Friday 18 October 2019

A No Deal Brexit could add an extra £1.1million to the cost of council services and is likely to have a significant negative impact on people on low incomes, who are likely to be hardest hit by a predicted 10% rise in food and fuel prices.

The stark figures are contained in a report presented to a special meeting of Inverclyde Council’s Environment & Regeneration Committee. The report is based on the Reasonable Worst Case Scenario (RWCS) assumptions published by the Scottish Government.

The RWCS assumes that while there won’t be an overall shortage of food in the UK it is likely there will be a reduction in the choice of products available due to disruption at the EU borders and in the supply chain. The supplies of certain types of fresh food will decrease and this may lead to an increase in prices.

Councillor Michael McCormick, Convener of Inverclyde Council’s Environment & Regeneration Committee, said, “The Prime Minister has negotiated a deal with the EU but there is a major question mark over whether or not Parliament will agree to it. A No Deal Brexit is still a distinct possibility. And the reality of a No Deal Brexit is abundantly clear, no matter what political party you come from.

“The council has already absorbed £3million is cuts so having to find an extra £1.1million would be very difficult. At a time when the council is investing millions of pounds to combat poverty we are looking at a scenario where the poorest people in Inverclyde are likely to be the ones who suffer most.

“The cost estimates are for Inverclyde Council alone and don’t include the overall impact on the wider economy of Inverclyde. The University of Strathclyde’s Fraser of Allander Institute estimates that there could be a 5% fall in the country’s economic output if there is a No Deal Brexit. This would have a similar effect to the 2008 financial crisis.

The Fraser of Allander Institute is a leading academic research centre focused on the Scottish economy.

Councillor McCormick said, “The Scottish Government has set aside £7million for a Rapid Poverty Mitigation Fund to ‘scale up current poverty mitigation measures including the Scottish Welfare Fund’. The most deprived areas are the most at risk to a No Deal Brexit and Inverclyde contains a disproportionate number of the poor and the vulnerable. Inverclyde is amongst the highest areas for deprivation in the Scottish Index of Multiple Deprivation (SIMD) statistics.
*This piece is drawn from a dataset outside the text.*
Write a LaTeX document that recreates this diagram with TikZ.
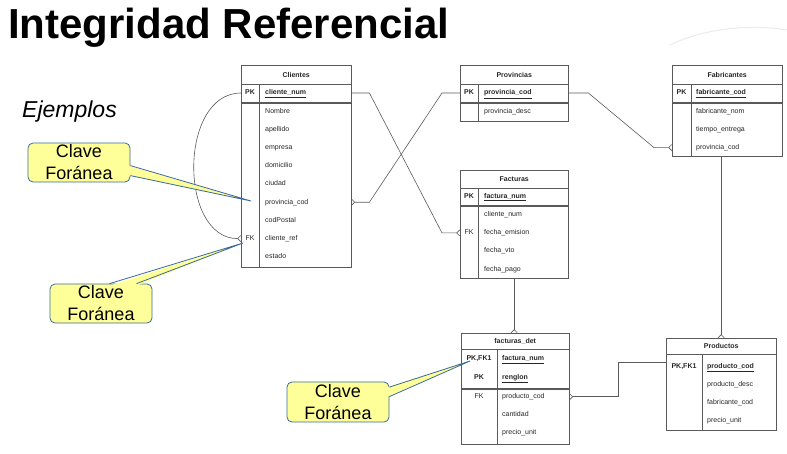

 “Leaving the European Union also has the potential to affect public safety by compromising the powers exercise by council officers under a wide range of European derived legislation including: environmental health, food safety and product safety legislation.

“The possibility of a No Deal EU Exit is being treated by the Scottish Government, by local authorities and by the emergency services in the same way that they would approach a major disaster.

“Planning is being led by the Scottish Resilience Partnership (SRP). This group is chaired by Police Scotland and includes representatives of all Category 1 responders including NHS, Scottish Ambulance Service, Scottish Fire & Rescue and local authorities.

“There is no ‘up side’ to a No Deal Brexit but we will be ready for it if it happens.”

Category 1 responders listed under the Civil Contingencies Act 2004 as the front line organisations at the core of dealing with most emergencies.